The Aurora County All-Stars -- Deborah Wiles
Twelve-year-old House Jackson is the Aurora County All-Stars' star pitcher. He's also their only pitcher. So when Frances Schotz broke his elbow before the big -- and only -- game last year, it was a big deal. Not just for him, but for the whole team.
This year is going to be different. His elbow is healed, and he's ready. The team is ready.
Except for one thing. The Aurora County 200th anniversary pageant is scheduled for the same day, and all of the Mamas in town are hell-bent on seeing their kids perform in it, whether the kids want to or not. The be-sequined and be-glittered Finesse has been given the job of directing it:
"Who is she?" whispered Melba's little sister Violet.
Ruby* popped her gum. "She used to be Frances Schotz." The bubble collapsed on Ruby's nose. "She went off to boarding school last year, took too much French and drama, and turned into Marie Antoinette. Where's the guillotine?"
"I think she's amazing," sighed Melba.
"You would," said Ruby. She rubbed pink off her nose.
Remember back when I said "Except for one thing" all ominous-like? Yeah. Actually, there's another thing. For the last year, while his elbow healed, House Jackson had been secretly visiting the elderly Mr. Norwood Rhinehart Beauregard Boyd -- the man that the other kids in town are convinced is a baby-eater, the man that they all call Mean-Man Boyd.
On page one, Mr. Norwood Rhinehart Beauregard Boyd dies.

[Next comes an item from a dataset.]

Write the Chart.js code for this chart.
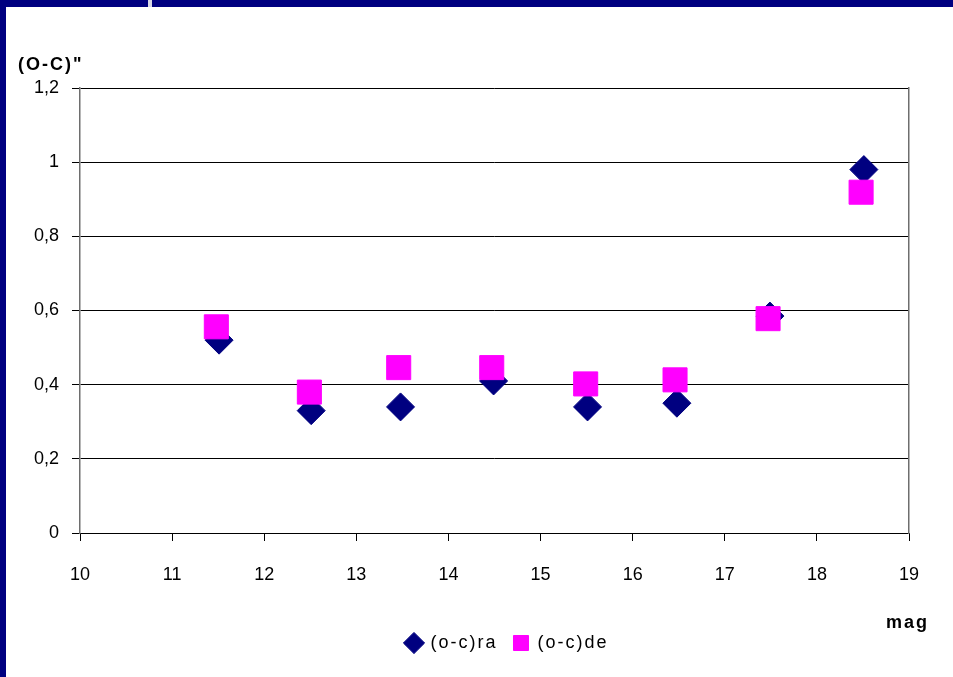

In The Aurora County All-Stars, we get stories about Sandy Koufax and Pee-Wee Reese, as well as a plethora of baseball quotes and a good amount of poetry by Walt Whitman. We're introduced to a dog named Eudora Welty and characters named Parting Schotz and Wilkie Collins. And it all works. In someone else's hands, it probably wouldn't have, but Deborah Wiles has done it again, folks. It's seamless. Baseball and Walt Whitman and friendship and family and history and yes, it made me cry. Not in a full-on sobbing-so-much-it-hurts** way, but in a pleasant, I-love-baseball-stories and I-love-the-people-in-Aurora-County sort of way.
House Jackson is most definitely a young man worth not just meeting, but getting to know.
Oh, and I'd like to commend Harcourt for doing something that other publishers seem to have a hard time doing -- for finding the right person to do the cover art, and for sticking with that same artist for the whole series***. Marla Frazee is such a fantastically perfect fit for the Aurora County stories that it makes me almost delirious when I look at the three books sitting together on the shelf.
*That's right, Ruby Lavender fans -- Ruby's in this one, and she plays a significant role. (Comfort Snowberger makes an appearance, too.)
**Unlike Each Little Bird, which, A YEAR AFTER READING IT, had me in tears again, because I made the mistake of describing it to a friend. Yes, I have problems.
***In hardback format, anyway. I'm not sure what's up with the paperbacks.